Surety Bond Regulations: A surety bond is required in a variety of situations involving contracts, commercial activity and licensing. With regard to broker surety bonds, there are three categories of bonds: freight broker bond, insurance broker bond, and mortgage broker bond. Each category of broker bonds is regulated under different laws. The freight broker bond is regulated by federal law, and insurance broker and mortgage broker bonds are regulated according to each state’s own law.
Freight Broker Bond
The Federal Motor Carrier Safety Administration (FMCSA) requires that every freight transportation operation that involves a property broker obtain a Freight Brokers Bond (known as “BMC-84”) from a qualified surety. The bond must be for $10,000 and the FMCSA will refuse to license anyone as a property broker unless such a bond is in effect.
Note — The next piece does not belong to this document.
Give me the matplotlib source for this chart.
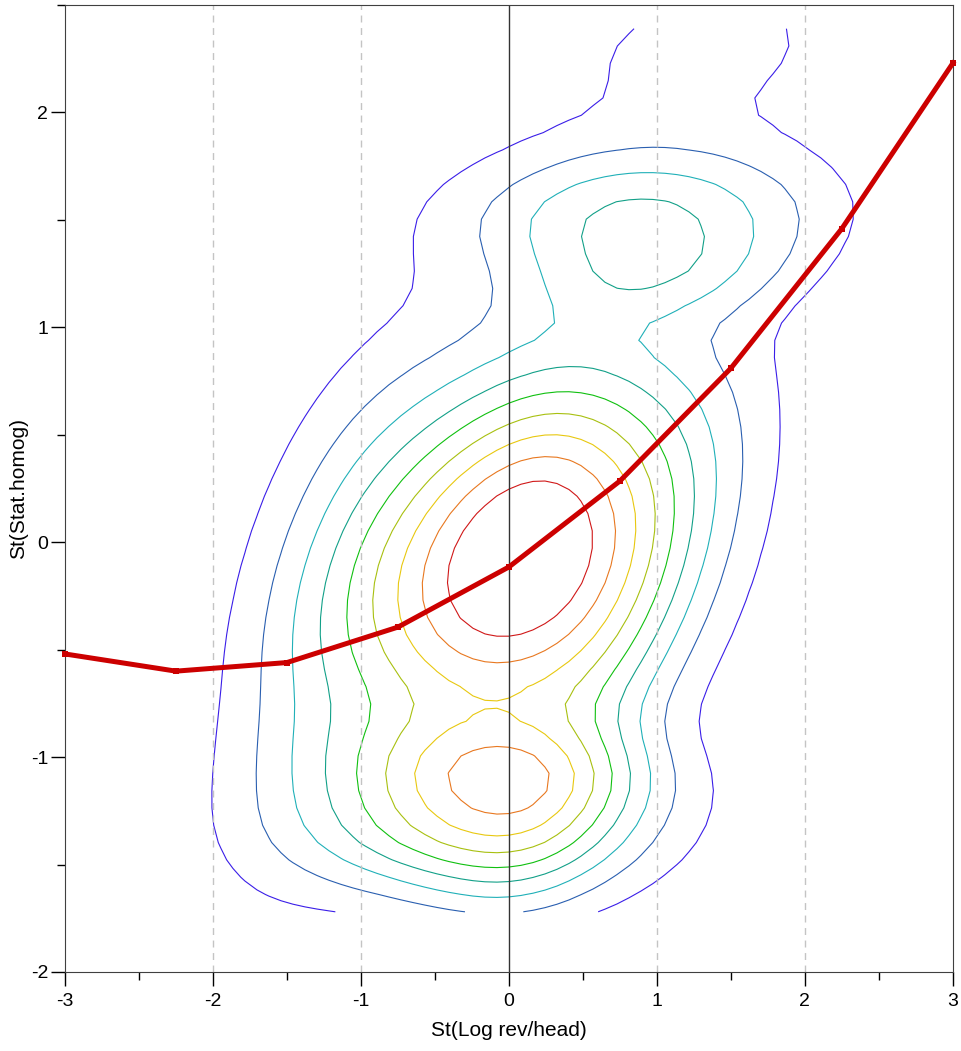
import numpy as np
import matplotlib
matplotlib.use("Agg")
import matplotlib.pyplot as plt

# density surface: gaussian bumps
comp_cx = [0.072, -0.191, 0.999, 0.620, 0.886, -0.034, 1.300, -1.188]
comp_cy = [-0.066, -1.326, 1.216, -0.654, 1.526, -1.038, 2.298, -0.288]
comp_sx = [0.756, 0.789, 0.575, 0.737, 0.836, 0.697, 0.808, 0.537]
comp_sy = [0.628, 0.235, 0.152, 1.071, 0.229, 0.168, 0.302, 0.813]
comp_rho = [0.329, 0.022, 0.222, 0.835, 0.081, -0.126, 0.223, 0.485]
comp_h = [10.402, 4.838, 1.527, 1.376, 3.744, 2.711, 1.282, 1.907]
floor_y = -1.774
floor_w = 0.019

# contour levels and colours (blue -> red)
levels = [1, 2, 3, 4, 5, 6, 7, 8, 9]
colors = ['#3a1ee8', '#2a5fb0', '#20b0b8', '#12a088', '#10c010',
          '#a8c010', '#e8c810', '#e87820', '#d01818']

# red line
line_x = [-3, -2.25, -1.5, -0.75, 0, 0.75, 1.5, 2.25, 3]
line_y = [-0.52, -0.60, -0.56, -0.395, -0.115, 0.285, 0.81, 1.46, 2.23]

# grid where the density was evaluated
gx = np.linspace(-3, 3, 75)
gy = np.linspace(-1.72, 2.39, 52)
GX, GY = np.meshgrid(gx, gy)

Z = np.zeros_like(GX)
for cx, cy, sx, sy, rho, h in zip(comp_cx, comp_cy, comp_sx, comp_sy, comp_rho, comp_h):
    zx = (GX - cx) / sx
    zy = (GY - cy) / sy
    Z += h * np.exp(-0.5 * (zx * zx - 2 * rho * zx * zy + zy * zy) / (1 - rho * rho))
Z = Z / (1 + np.exp(-(GY - floor_y) / floor_w))

plt.rcParams['font.family'] = ['Liberation Sans', 'DejaVu Sans']
plt.rcParams['axes.unicode_minus'] = False

fig = plt.figure(figsize=(9.61, 10.51), dpi=100)
ax = fig.add_axes([0.0676, 0.0752, 0.924, 0.92])

ax.contour(GX, GY, Z, levels=levels, colors=colors, linewidths=0.8)

# lineas verticales
for xv in [-2, -1, 1, 2]:
    ax.axvline(xv, color='#c4c4c4', lw=1, ls=(0, (5, 4)))
ax.axvline(0, color='#333333', lw=1)

ax.plot(line_x, line_y, color='#cc0000', lw=3.6, marker='s', ms=4, mew=0,
        clip_on=False, zorder=5)

ax.set_xlim(-3, 3)
ax.set_ylim(-2, 2.5)
ax.set_xticks(range(-3, 4))
ax.set_xticks(np.arange(-2.5, 3, 1), minor=True)
ax.set_yticks(range(-2, 3))
ax.set_yticks(np.arange(-1.5, 2.6, 1), minor=True)
ax.tick_params(direction='out', length=10, width=1, labelsize=14)
ax.tick_params(axis='x', pad=5)
ax.tick_params(axis='y', pad=2)
ax.tick_params(which='minor', direction='out', length=6, width=1)
for s in ax.spines.values():
    s.set_color('#404040')

ax.set_xlabel('St(Log rev/head)', fontsize=15, labelpad=8)
ax.set_ylabel('St(Stat.homog)', fontsize=15, labelpad=2)

fig.savefig('out.png', dpi=100)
A property broker’s license is only in effect so long as the surety bond remains in effect. If a property broker does not qualify for such a bond, the FMCSA will accept as an alternative a trust fund for $10,000 with a qualifying financial institution, called a BMC-85.
Insurance Broker Bonds
Regulation of insurance companies is generally done at the state level, and requirements for insurance broker bonds will be found at the department of insurance of each state. Although regulations will vary from state to state, insurance broker bonds are generally required to protect any member of the public who may be wronged as a result of action by a licensed insurance broker. Each state will specify its own requirements for total bond amount, as well as specific language for the bond. If the insurance broker desires to conduct business in more than one state, he will have to obtain a separate bond in each state.
Mortgage Broker Bonds
Like insurance bonds, mortgage broker bonds are regulated at the state level and each state will have its own set of rules and regulations. Mortgage brokers doing business in more than one state will likewise have to obtain a separate bond in each state. The purpose of the mortgage bond is to ensure that the broker will follow state law and the bond is posted as a condition of obtaining a license to operate his business. The requirements of each state’s mortgage bond will specify the state laws being guaranteed by the bond and the penalty amounts for any violation. Most reputable surety companies will maintain a ready list of each state’s requirements for mortgage broker bonds.